I'm just questioning that they have enough exploit writers to keep up. I think (holy shit) that you and I mostly agree about this stuff.


If you manage 100,000+ installations of a product, you, too, can get advance warning of what flaws have been reported to the vendor.

(I made that number up.)


You just ruined my hopes of making an annual salary in an evening.

> The work required to build reliable exploits against hardened Windows can take months.


Groups brokering exploits is definitely scary stuff. But the non-privatized government researchers have existed long before them and are better at keeping silent and therefore largely perpetual exploits.

Under it all, the current model remains a by obscurity model, where anyone with orders of more magnitude of resources can certainly do enough reverse engineering to find the weak links and break in without planting backdoors.

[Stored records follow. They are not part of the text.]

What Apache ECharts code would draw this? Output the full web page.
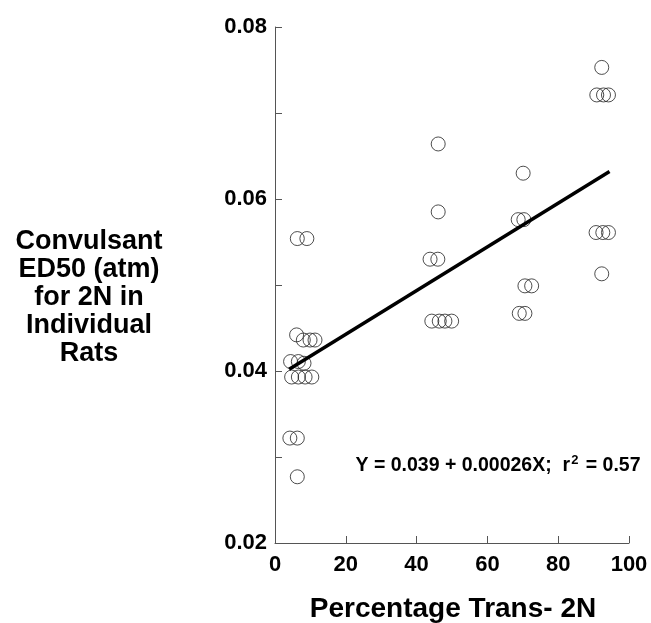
<!DOCTYPE html>
<html>
<head>
<meta charset="utf-8">
<script src="https://cdn.jsdelivr.net/npm/echarts@6/dist/echarts.min.js"></script>
<style>
html,body{margin:0;padding:0;background:#fff;}
#chart{width:651px;height:623px;}
</style>
</head>
<body>
<div id="chart"></div>
<script>
// Percentage trans-2N (x) and convulsant ED50 in atm (y) for individual rats
const xValues = [
  6.3, 9.0,
  6.1, 8.0, 9.9, 11.3,
  4.4, 6.6, 8.2,
  4.7, 6.6, 8.5, 10.4,
  4.2, 6.3,
  6.3,
  46.1, 46.1, 43.8, 46.0, 44.3, 46.4, 48.0, 49.9,
  70.1, 68.7, 70.3, 70.6, 72.5, 69.0, 70.6,
  92.3, 90.9, 92.8, 94.2, 90.7, 92.6, 94.2, 92.3
];
const yValues = [
  0.0554, 0.0554,
  0.0442, 0.0436, 0.0436, 0.0436,
  0.0411, 0.0411, 0.0409,
  0.0393, 0.0393, 0.0393, 0.0393,
  0.0322, 0.0322,
  0.0277,
  0.0664, 0.0585, 0.0530, 0.0530, 0.0458, 0.0458, 0.0458, 0.0458,
  0.0630, 0.0576, 0.0576, 0.0499, 0.0499, 0.0467, 0.0467,
  0.0753, 0.0721, 0.0721, 0.0721, 0.0561, 0.0561, 0.0561, 0.0513
];
// regression line endpoints (Y = 0.039 + 0.00026X)
const fitX = [4.0, 94.5];
const fitY = [0.0402, 0.0632];
const xTicks = [0, 20, 40, 60, 80, 100];
const yTicks = [0.02, 0.04, 0.06, 0.08];
const yTitle = ['Convulsant', 'ED50 (atm)', 'for 2N in', 'Individual', 'Rats'];
const xTitle = 'Percentage Trans- 2N';

const FONT = '"Liberation Sans", Arial, Helvetica, sans-serif';
const chart = echarts.init(document.getElementById('chart'), null, {renderer: 'canvas'});

const points = xValues.map((x, i) => [x, yValues[i]]);
const fit = fitX.map((x, i) => [x, fitY[i]]);

chart.setOption({
  animation: false,
  backgroundColor: '#fff',
  grid: {left: 275, right: 22, top: 27, bottom: 80, containLabel: false},
  xAxis: {
    type: 'value', min: xTicks[0], max: xTicks[xTicks.length - 1], interval: 20,
    axisLine: {show: true, lineStyle: {color: '#555', width: 1}},
    axisTick: {show: true, inside: true, length: 7, lineStyle: {color: '#555'}},
    axisLabel: {fontFamily: FONT, fontWeight: 'bold', fontSize: 22, color: '#000', margin: 11},
    splitLine: {show: false}
  },
  yAxis: {
    type: 'value', min: yTicks[0], max: yTicks[yTicks.length - 1], interval: 0.02,
    axisLine: {show: true, lineStyle: {color: '#555', width: 1}},
    axisTick: {show: true, inside: true, length: 7, lineStyle: {color: '#555'}},
    minorTick: {show: true, splitNumber: 2, length: 7, lineStyle: {color: '#555'}},
    axisLabel: {fontFamily: FONT, fontWeight: 'bold', fontSize: 22, color: '#000', margin: 8,
      formatter: v => v.toFixed(2)},
    splitLine: {show: false}
  },
  series: [
    {
      type: 'scatter', data: points, symbol: 'circle', symbolSize: 14,
      itemStyle: {color: 'rgba(0,0,0,0)', borderColor: '#222', borderWidth: 1},
      z: 3
    },
    {
      type: 'line', data: fit, showSymbol: false, symbol: 'none',
      lineStyle: {color: '#000', width: 3.5}, z: 4
    }
  ],
  graphic: [
    {
      type: 'text', x: 89, y: 298,
      style: {
        text: yTitle.join('\n'), align: 'center', verticalAlign: 'middle',
        fontFamily: FONT, fontWeight: 'bold', fontSize: 27, lineHeight: 28, fill: '#000'
      }
    },
    {
      type: 'text', x: 453, y: 609,
      style: {
        text: xTitle, align: 'center', verticalAlign: 'middle',
        fontFamily: FONT, fontWeight: 'bold', fontSize: 28, fill: '#000'
      }
    },
    {
      type: 'text', x: 498, y: 466,
      style: {
        text: '{a|Y = 0.039 + 0.00026X;  r}{s|2}{a| = 0.57}',
        align: 'center', verticalAlign: 'middle',
        rich: {
          a: {fontFamily: FONT, fontWeight: 'bold', fontSize: 19.5, fill: '#000', lineHeight: 24},
          s: {fontFamily: FONT, fontWeight: 'bold', fontSize: 13, fill: '#000', verticalAlign: 'top', lineHeight: 13, padding: [0, 2, 0, 1]}
        }
      }
    }
  ]
});
</script>
</body>
</html>
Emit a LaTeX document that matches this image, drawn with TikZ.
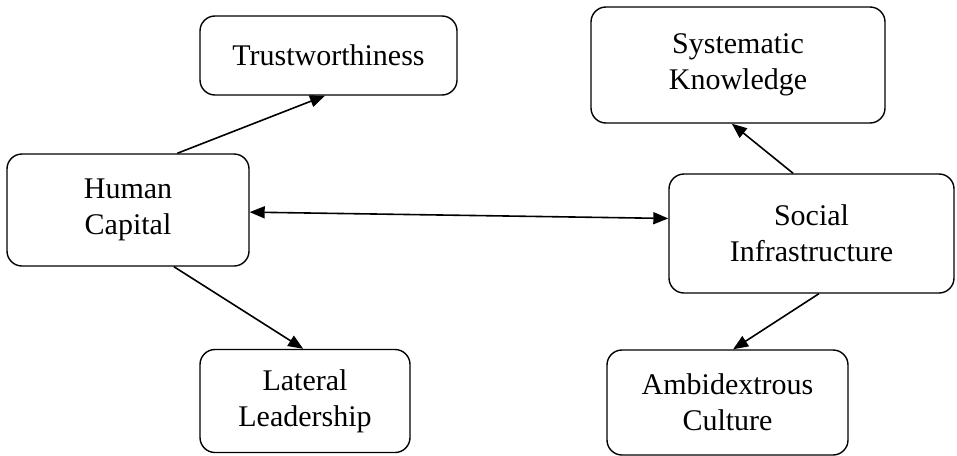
\documentclass[tikz,border=0pt]{standalone}
\usepackage{fontspec}
\setmainfont{Liberation Serif}
\usepackage{tikz}
\usetikzlibrary{arrows.meta, positioning}

\tikzset{
  factor/.style={draw, rounded corners=15pt, line width=1.4pt, align=center,
    inner sep=0pt, font=\fontsize{30}{36}\selectfont},
  link/.style={line width=1.6pt, -{Triangle[length=15pt,width=12pt]}}
}

\begin{document}
\begin{tikzpicture}[x=1pt,y=-1pt]
    \useasboundingbox (0,0) rectangle (957,455);

    \node[factor, minimum width=257pt, minimum height=79pt] (trust) at (328.5,55.5) {Trustworthiness};
    \node[factor, minimum width=242pt, minimum height=112pt] (human) at (128,210) {Human\\Capital};
    \node[factor, minimum width=210pt, minimum height=103pt] (lateral) at (305,401) {Lateral\\Leadership};

    \node[factor, minimum width=294pt, minimum height=116pt] (sysknow) at (738,65) {Systematic\\Knowledge};
    \node[factor, minimum width=285pt, minimum height=119pt] (social) at (811.5,233.5) {Social\\Infrastructure};
    \node[factor, minimum width=241pt, minimum height=105pt] (ambi) at (727.5,402.5) {Ambidextrous\\Culture};

    \draw[link] (human.49) -- (trust.265);
    \draw[link] (human.309) -- (lateral.92);
    \draw[link, {Triangle[length=15pt,width=12pt]}-{Triangle[length=15pt,width=12pt]}] (human.359) -- (social.174.6);

    \draw[link] (social.107.7) -- (sysknow.264);
    \draw[link] (social.277.7) -- (ambi.84);
  \end{tikzpicture}
\end{document}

Vendors reaching the point where they can offer bounties without contemplating bankruptcy implies considerably more resources are going into secure by design software and will continue to flow if they plan to remain solvent and unembarrassed (equally emabarassed?)

I've been playing with a chromebook and I am delighted to see frivolous and even fairly significant features were dropped to develop a secure boot model with a reasonable opt out. I'm sure it will still be broken, but 5-10 years ago it would have been trivially breakable to meet some last minute corporate request for tftp booting, marketing demo, or what have you..

Similar to the drug market, you can not drop the open market and expect everything to stop. Instead you must capture as many resources as you can and direct them to the right goal. I would hope that goal is secure kernels that expand out towards today's features, since the opposite clearly does not work with the resources at hand.